Pero viene la otra guerra. Una guerra tan auténtica como ésta que ya termina, y cuyo teatro de operaciones es el odio, antes planetario que árabe, despertado en lo que bien puede presumirse como todos los rincones de este mundo. Tanto que, la verdad, hasta suena a minucia imaginar esos cuerpos-bomba que ya deben estar en entrenamiento de proyección geométrica para lanzarse contra la Casa Blanca, si es necesario. Porque eso será terror contra terror, y por mucho que se trate de una escala universal no dejará de ser un episodio de lo que (posible o seguramente le) espera a los Estados Unidos. En esos pueblos de Europa que conservan vestigios humanísticos divorciados del pragmatismo capitalista y criminal de los yanquis. En esta Latinoamérica que ya los sufrió y sufre demasiado. En cada manifestación callejera en cualquier parte por cualquier cosa. En cada gobierno que ahora lo pensará dos veces antes de seguir a pie juntillas las indicaciones de Washington, porque sabrán de un humor social y de unos electorados que, al menos por un buen tiempo, no aceptarán así como así los dictados de la casa central. En cada formador de opinión pública al que le convendrá tener en cuenta que no seguirá siendo mejor estar de cualquier manera al lado del poderoso. En cada escrache potenciado, bajo la forma que sea, que ya empiezan a sufrir las empresas y los símbolos norteamericanos. En el seguro crecimiento del No al ALCA, como que al fin y al cabo es otra invasión sólo que de diferente tipo. En la pérdida de credibilidad de esas corporaciones periodísticas y de esos organismos y observatorios internacionales de prensa, hasta hoy casi impolutos, y como toda la vida regenteados desde oficinas públicas o privadas de los gobiernos republicanos o demócratas, con máscaras de “opinión independiente” que al caer están haciendo apenas un poco menos de ruido que los misiles que defienden. En cada administración política –de derecha, inclusive– que empezará a contemplar con inédita simpatía la posibilidad de acuerdos regionales apartados de la participación estadounidense, para defenderse en algún terreno de la avanzada imperial.

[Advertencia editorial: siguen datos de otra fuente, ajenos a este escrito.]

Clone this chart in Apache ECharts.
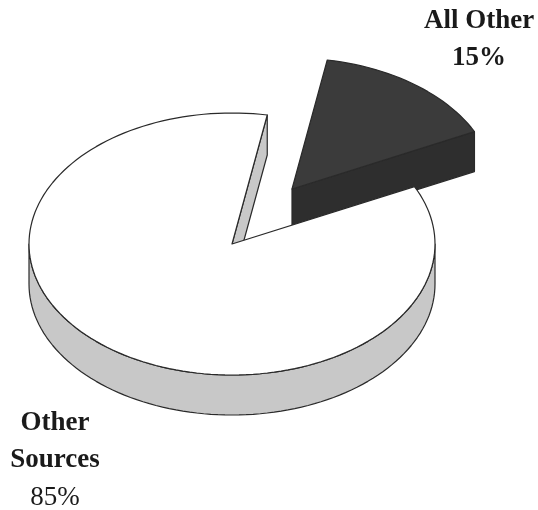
<!DOCTYPE html>
<html><head><meta charset="utf-8">
<script src="https://cdn.jsdelivr.net/npm/echarts@6/dist/echarts.min.js"></script>
<style>html,body{margin:0;padding:0;background:#fff}#c{width:538px;height:510px}</style>
</head><body><div id="c"></div>
<script>
// Data
const categories = ['All Other', 'Other Sources'];
const values = [15, 85];
const labelNames = ['All Other', 'Other\nSources'];

// Geometry / style constants
const CX = 232, CY = 244, RX = 203, RY = 131, DEPTH = 40;
const START_DEG = 26;
const EXPLODE = [[60, -55], [0, 0]];
const TOP_COLORS = ['#3b3b3b', '#ffffff'];
const SIDE_COLORS = ['#2e2e2e', '#c8c8c8'];
const STROKE = '#2a2a2a';

const total = values.reduce((a, b) => a + b, 0);
const starts = [];
let acc = START_DEG;
values.forEach(v => { starts.push(acc); acc += v / total * 360; });

function pt(ox, oy, deg, dz) {
  const r = deg * Math.PI / 180;
  return [ox + RX * Math.cos(r), oy - RY * Math.sin(r) + (dz || 0)];
}
function arc(ox, oy, a0, a1, dz) {
  const pts = [];
  const n = Math.max(2, Math.ceil(Math.abs(a1 - a0) / 2));
  for (let k = 0; k <= n; k++) pts.push(pt(ox, oy, a0 + (a1 - a0) * k / n, dz));
  return pts;
}

function renderItem(params, api) {
  const i = params.dataIndex;
  const v = api.value(0);
  const a0 = starts[i];
  const a1 = a0 + v / total * 360;
  const ox = CX + EXPLODE[i][0], oy = CY + EXPLODE[i][1];
  const children = [];
  const sideStyle = { fill: SIDE_COLORS[i], stroke: STROKE, lineWidth: 1.2, lineJoin: 'round' };
  [[a0, a0 - 90], [a1, a1 + 90]].forEach(([a, n]) => {
    if (Math.sin(n * Math.PI / 180) < 0) {
      const e = pt(ox, oy, a);
      children.push({ type: 'polygon', shape: { points: [[ox, oy], e, [e[0], e[1] + DEPTH], [ox, oy + DEPTH]] }, style: sideStyle });
    }
  });
  for (let base = 180; base < a1 + 360; base += 360) {
    const s = Math.max(a0, base), e = Math.min(a1, base + 180);
    if (e > s) {
      const top = arc(ox, oy, s, e, 0);
      const bot = arc(ox, oy, e, s, DEPTH);
      children.push({ type: 'polygon', shape: { points: top.concat(bot) }, style: sideStyle });
    }
  }
  children.push({ type: 'polygon', shape: { points: [[ox, oy]].concat(arc(ox, oy, a0, a1, 0)) },
    style: { fill: TOP_COLORS[i], stroke: STROKE, lineWidth: 1.2, lineJoin: 'round' } });
  return { type: 'group', children: children };
}

const chart = echarts.init(document.getElementById('c'));
const B = { fontFamily: 'Liberation Serif', fontSize: 27, fontWeight: 'bold', lineHeight: 37, fill: '#1a1a1a', align: 'center' };
const N = { fontFamily: 'Liberation Serif', fontSize: 27, lineHeight: 37, fill: '#1a1a1a', align: 'center' };
chart.setOption({
  animation: false,
  backgroundColor: '#fff',
  series: [{
    type: 'custom',
    coordinateSystem: 'none',
    renderItem: renderItem,
    data: values.map((v, i) => ({ name: categories[i], value: [v] }))
  }],
  graphic: [
    { type: 'text', x: 479, y: 3, style: {
        text: '{b|' + labelNames[0] + '}\n{b|' + values[0] + '%}',
        align: 'center', verticalAlign: 'top', rich: { b: B } } },
    { type: 'text', x: 55, y: 405, style: {
        text: labelNames[1].split('\n').map(s => '{b|' + s + '}').join('\n') + '\n{n|' + values[1] + '%}',
        align: 'center', verticalAlign: 'top', rich: { b: B, n: N } } }
  ]
});
</script></body></html>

Será muy fácil olvidarse de esa perspectiva cuando los cómplices que la propaganda denomina “aliados” acaben con Saddam. Y será comprensible. Hasta justificable. Porque a más de la tremenda sensación de impotencia frente a una masacre que tiene como únicos sentidos el petróleo y el rediseño estratégico del dominio norteamericano sobre el mundo, hay el abatimiento de sentir que son invencibles. De que no se puede contra ellos porque ya no tienen enfrente potencia alguna que los contrapese y de que esto les sirvió precisamente para recordarlo. Pero no es así o –concesión a los pesimistas– no es necesariamente así. Y no porque Francia y Alemania, o los rusos y los chinos, sean un tanto más intimidatorios que un régimen como el iraquí. Es que, en definitiva, la lógica y la victoria militares sólo encuentran razón de ser en la debacle de la política (entendida ésta como armonizadora de las diferencias o como condición impuesta al otro desde la fortaleza popular).
Los yanquis y los británicos entran a Bagdad de la mano de un mundo árabe dividido, de la impopularidad internacional de Hussein y de un conjunto de países ricos y pobres que no quiso o no supo ir más allá de la condena diplomática a la barbarie. Ninguno dio el paso de amenazar con laruptura de relaciones o con medidas de restricción directa a las empresas y productos de origen invasor. Primero que la fantástica maquinaria militar está la fragmentación, la tibieza y la insuficiencia –de nuevo, hasta hoy– de quienes se opusieron a la guerra, como explicación no ya del cantado triunfo bélico sino de la decisión de invadir. Es posible que la hubieran tomado de todos modos, pero las condiciones de adversidad habrían sido infinitamente más potentes. No hay poderío militar que alcance cuando política, económica y culturalmente se erige una unidad superior a la fuerza bruta. Bien que bajo otras circunstancias, la derrota yanqui en Vietnam es una prueba irrebatible.
El razonamiento es aplicable, por analogía, tanto a un conflicto que tiene en vilo a buena parte de la humanidad como, por caso, a los avatares de un lejano país del sur sudamericano. Allí, la permanencia de una casta dirigente venal y corrupta, luego de un levantamiento de masas que la arrinconó, puede ser posible gracias a las dificultades y miserias del movimiento popular, que le impiden construir una alternativa.
Y es que, donde quiera que fuere, la razón de la fuerza y de la opresión se cuela por todos los agujeros que dejan los oprimidos y los débiles de espíritu. Ante el caso Irak, habrá que ver si esa lección de la Historia no fue releída por el grueso de quienes asistieron al espanto tejido por los cómplices. Si así fuera, puede esperarles a los norteamericanos un resultado bien distinto en la otra guerra que se avecina.